## Task description
Retype the data that follows line by line, exactly, and leave its pictures out.

## Information shown
_____

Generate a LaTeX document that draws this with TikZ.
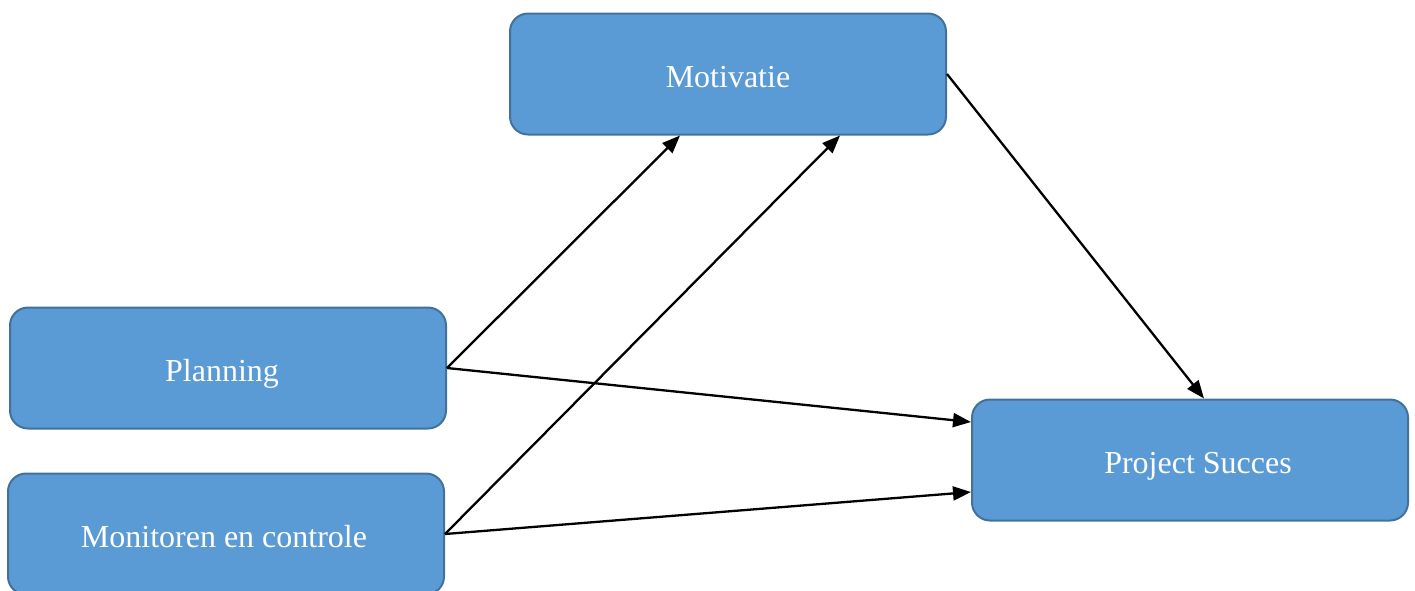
\documentclass[tikz,border=0pt]{standalone}
\usepackage{fontspec}
\setmainfont{Liberation Serif}
\usetikzlibrary{calc,arrows.meta}
\definecolor{boxfill}{HTML}{5B9BD5}
\definecolor{boxline}{HTML}{41719C}
% labels: baseline set 13pt below the middle of the box, optional sideways shift
\newcommand\boxtext[2][0pt]{\hspace*{#1}\raisebox{-13pt}[0pt][0pt]{#2}}
\begin{document}
\begin{tikzpicture}[x=1pt,y=-1pt,
  factor/.style={draw=boxline, fill=boxfill, line width=2pt, rounded corners=18pt,
    minimum width=436pt, minimum height=121pt, inner sep=0pt,
    text=white, font=\fontsize{32}{37}\selectfont},
  link/.style={draw=black, line width=2.3pt, -{Triangle[length=18pt,width=14pt]}}]
  \useasboundingbox (0,0) rectangle (1415,590);
  \node[factor] (mot)  at (728,74)   {\boxtext{Motivatie}};
  \node[factor] (plan) at (228,368)  {\boxtext[-12pt]{Planning}};
  \node[factor] (mon)  at (226,534)  {\boxtext[-4pt]{Monitoren en controle}};
  \node[factor] (proj) at (1190,460) {\boxtext[16pt]{Project Succes}};
  \draw[link] (plan.east) -- ($(mot.south)+(-48,0)$);
  \draw[link] (mon.east) -- ($(mot.south)+(112,0)$);
  \draw[link] (plan.east) -- ($(proj.west)+(0,-38)$);
  \draw[link] (mon.east) -- ($(proj.west)+(0,32)$);
  \draw[link] (mot.east) -- ($(proj.north)+(14,0)$);
\end{tikzpicture}
\end{document}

_____

## Task response
Generate a LaTeX document that draws this with TikZ.
\documentclass[tikz,border=0pt]{standalone}
\usepackage{fontspec}
\setmainfont{Liberation Serif}
\usetikzlibrary{calc,arrows.meta}
\definecolor{boxfill}{HTML}{5B9BD5}
\definecolor{boxline}{HTML}{41719C}
% labels: baseline set 13pt below the middle of the box, optional sideways shift
\newcommand\boxtext[2][0pt]{\hspace*{#1}\raisebox{-13pt}[0pt][0pt]{#2}}
\begin{document}
\begin{tikzpicture}[x=1pt,y=-1pt,
  factor/.style={draw=boxline, fill=boxfill, line width=2pt, rounded corners=18pt,
    minimum width=436pt, minimum height=121pt, inner sep=0pt,
    text=white, font=\fontsize{32}{37}\selectfont},
  link/.style={draw=black, line width=2.3pt, -{Triangle[length=18pt,width=14pt]}}]
  \useasboundingbox (0,0) rectangle (1415,590);
  \node[factor] (mot)  at (728,74)   {\boxtext{Motivatie}};
  \node[factor] (plan) at (228,368)  {\boxtext[-12pt]{Planning}};
  \node[factor] (mon)  at (226,534)  {\boxtext[-4pt]{Monitoren en controle}};
  \node[factor] (proj) at (1190,460) {\boxtext[16pt]{Project Succes}};
  \draw[link] (plan.east) -- ($(mot.south)+(-48,0)$);
  \draw[link] (mon.east) -- ($(mot.south)+(112,0)$);
  \draw[link] (plan.east) -- ($(proj.west)+(0,-38)$);
  \draw[link] (mon.east) -- ($(proj.west)+(0,32)$);
  \draw[link] (mot.east) -- ($(proj.north)+(14,0)$);
\end{tikzpicture}
\end{document}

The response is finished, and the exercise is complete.